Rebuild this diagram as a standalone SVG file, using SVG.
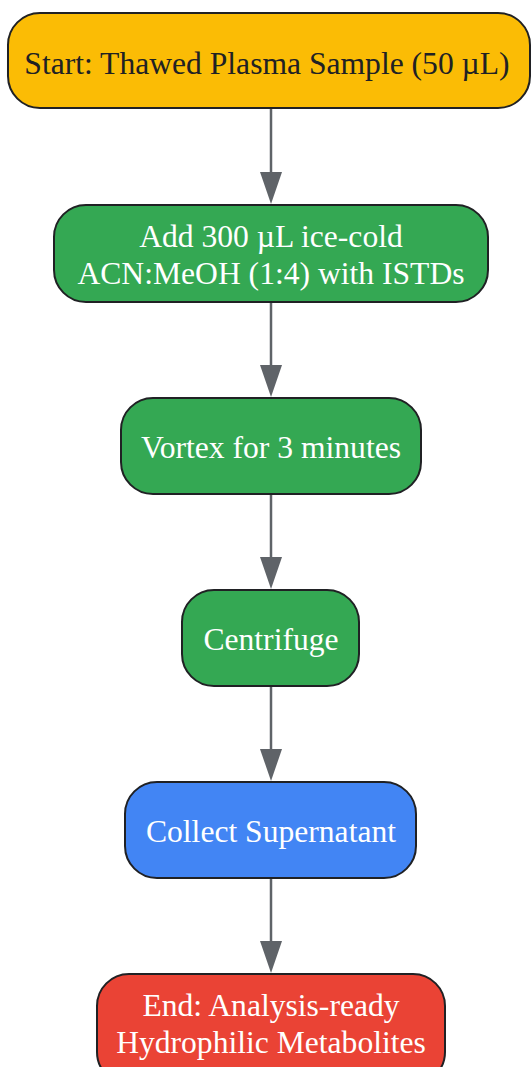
<svg xmlns="http://www.w3.org/2000/svg" width="531" height="1067" viewBox="0 0 531 1067">
<style>
.n{stroke:#202124;stroke-width:2}
.t{font-family:"Liberation Serif","Times New Roman",serif;font-size:31.6px;text-anchor:middle;dominant-baseline:central}
.w{fill:#ffffff}
.d{fill:#202124}
.e{stroke:#5f6368;stroke-width:2.5;fill:none}
.h{fill:#5f6368}
</style>
<rect width="531" height="1067" fill="#ffffff"/>
<g id="connectors">
<path class="e" d="M271,108 L271,174"/>
<path class="e" d="M271,302 L271,367"/>
<path class="e" d="M271,494 L271,559"/>
<path class="e" d="M271,686 L271,751"/>
<path class="e" d="M271,878 L271,943"/>
<path class="h" d="M260,172 L282,172 L271,204 Z"/>
<path class="h" d="M260,365 L282,365 L271,397 Z"/>
<path class="h" d="M260,557 L282,557 L271,589 Z"/>
<path class="h" d="M260,749 L282,749 L271,781 Z"/>
<path class="h" d="M260,941 L282,941 L271,973 Z"/>
</g>
<g id="n1">
<rect class="n" x="8" y="13" width="522" height="95" rx="32" fill="#fbbc05"/>
<text class="t d" x="267" y="63">Start: Thawed Plasma Sample (50 µL)</text>
</g>
<g id="n2">
<rect class="n" x="54" y="205" width="434" height="97" rx="32" fill="#34a853"/>
<text class="t w" x="271" y="236">Add 300 µL ice-cold</text>
<text class="t w" x="271" y="273">ACN:MeOH (1:4) with ISTDs</text>
</g>
<g id="n3">
<rect class="n" x="121" y="398" width="300" height="96" rx="32" fill="#34a853"/>
<text class="t w" x="271" y="447">Vortex for 3 minutes</text>
</g>
<g id="n4">
<rect class="n" x="182" y="590" width="177" height="96" rx="32" fill="#34a853"/>
<text class="t w" x="271" y="639">Centrifuge</text>
</g>
<g id="n5">
<rect class="n" x="125" y="782" width="291" height="96" rx="32" fill="#4285f4"/>
<text class="t w" x="271" y="831">Collect Supernatant</text>
</g>
<g id="n6">
<rect class="n" x="97" y="974" width="348" height="110" rx="32" fill="#ea4335"/>
<text class="t w" x="271" y="1005">End: Analysis-ready</text>
<text class="t w" x="271" y="1042">Hydrophilic Metabolites</text>
</g>
</svg>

_EXERCISE OBJECTIVE_
Please set down each line of the data above exactly as written, without the pictures.

_SOLUTION BELOW_
Rebuild this diagram as a standalone SVG file, using SVG.
<svg xmlns="http://www.w3.org/2000/svg" width="531" height="1067" viewBox="0 0 531 1067">
<style>
.n{stroke:#202124;stroke-width:2}
.t{font-family:"Liberation Serif","Times New Roman",serif;font-size:31.6px;text-anchor:middle;dominant-baseline:central}
.w{fill:#ffffff}
.d{fill:#202124}
.e{stroke:#5f6368;stroke-width:2.5;fill:none}
.h{fill:#5f6368}
</style>
<rect width="531" height="1067" fill="#ffffff"/>
<g id="connectors">
<path class="e" d="M271,108 L271,174"/>
<path class="e" d="M271,302 L271,367"/>
<path class="e" d="M271,494 L271,559"/>
<path class="e" d="M271,686 L271,751"/>
<path class="e" d="M271,878 L271,943"/>
<path class="h" d="M260,172 L282,172 L271,204 Z"/>
<path class="h" d="M260,365 L282,365 L271,397 Z"/>
<path class="h" d="M260,557 L282,557 L271,589 Z"/>
<path class="h" d="M260,749 L282,749 L271,781 Z"/>
<path class="h" d="M260,941 L282,941 L271,973 Z"/>
</g>
<g id="n1">
<rect class="n" x="8" y="13" width="522" height="95" rx="32" fill="#fbbc05"/>
<text class="t d" x="267" y="63">Start: Thawed Plasma Sample (50 µL)</text>
</g>
<g id="n2">
<rect class="n" x="54" y="205" width="434" height="97" rx="32" fill="#34a853"/>
<text class="t w" x="271" y="236">Add 300 µL ice-cold</text>
<text class="t w" x="271" y="273">ACN:MeOH (1:4) with ISTDs</text>
</g>
<g id="n3">
<rect class="n" x="121" y="398" width="300" height="96" rx="32" fill="#34a853"/>
<text class="t w" x="271" y="447">Vortex for 3 minutes</text>
</g>
<g id="n4">
<rect class="n" x="182" y="590" width="177" height="96" rx="32" fill="#34a853"/>
<text class="t w" x="271" y="639">Centrifuge</text>
</g>
<g id="n5">
<rect class="n" x="125" y="782" width="291" height="96" rx="32" fill="#4285f4"/>
<text class="t w" x="271" y="831">Collect Supernatant</text>
</g>
<g id="n6">
<rect class="n" x="97" y="974" width="348" height="110" rx="32" fill="#ea4335"/>
<text class="t w" x="271" y="1005">End: Analysis-ready</text>
<text class="t w" x="271" y="1042">Hydrophilic Metabolites</text>
</g>
</svg>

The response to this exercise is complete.